Consider an example with two correlated inputs $$X_1$$ and $$X_2$$, with correlation $$\rho$$. We assume that the true regression coefficients are $$\beta_1 = 4$$ and $$\beta_2 = 2$$. Figure 3.18 shows the coefficient profiles for the different methods, as their tuning parameters are varied. The top panel has $$\rho = 0.5$$, the bottom panel $$\rho = −0.5$$. The tuning parameters for ridge and lasso vary over a continuous range, while best subset, PLS and PCR take just two discrete steps to the least squares solution. In the top panel, starting at the origin, ridge regression shrinks the coefficients together until it finally converges to least squares. PLS and PCR show similar behavior to ridge, although are discrete and more extreme. Best subset overshoots the solution and then backtracks. The behavior of the lasso is intermediate to the other methods. When the correlation is negative (lower panel), again PLS and PCR roughly track the ridge path, while all of the methods are more similar to one another.
It is interesting to compare the shrinkage behavior of these different methods. Recall that ridge regression shrinks all directions, but shrinks low-variance directions more. Principal components regression leaves $$M$$ high-variance directions alone, and discards the rest.
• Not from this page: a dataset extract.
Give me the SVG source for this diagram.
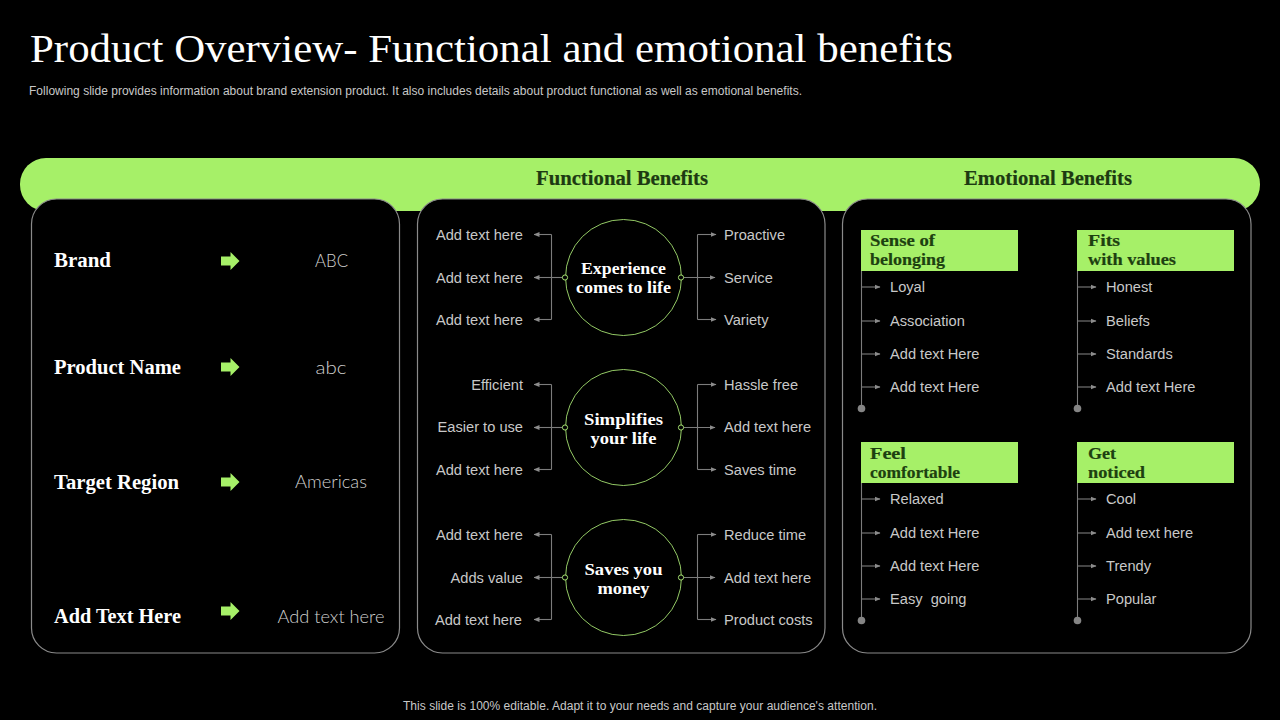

Interestingly, it can be shown that partial least squares also tends to shrink the low-variance directions, but can actually inflate some of the higher variance directions. This can make PLS a little unstable, and cause it to have slightly higher prediction error compared to ridge regression. A full study is given in Frank and Friedman (1993). These authors conclude that for minimizing prediction error, ridge regression is generally preferable to variable subset selection, principal components regression and partial least squares. However the improvement over the latter two methods was only slight.
To summarize, PLS, PCR and ridge regression tend to behave similarly. Ridge regression may be preferred because it shrinks smoothly, rather than in discrete steps. Lasso falls somewhere between ridge regression and best subset regression, and enjoys some of the properties of each.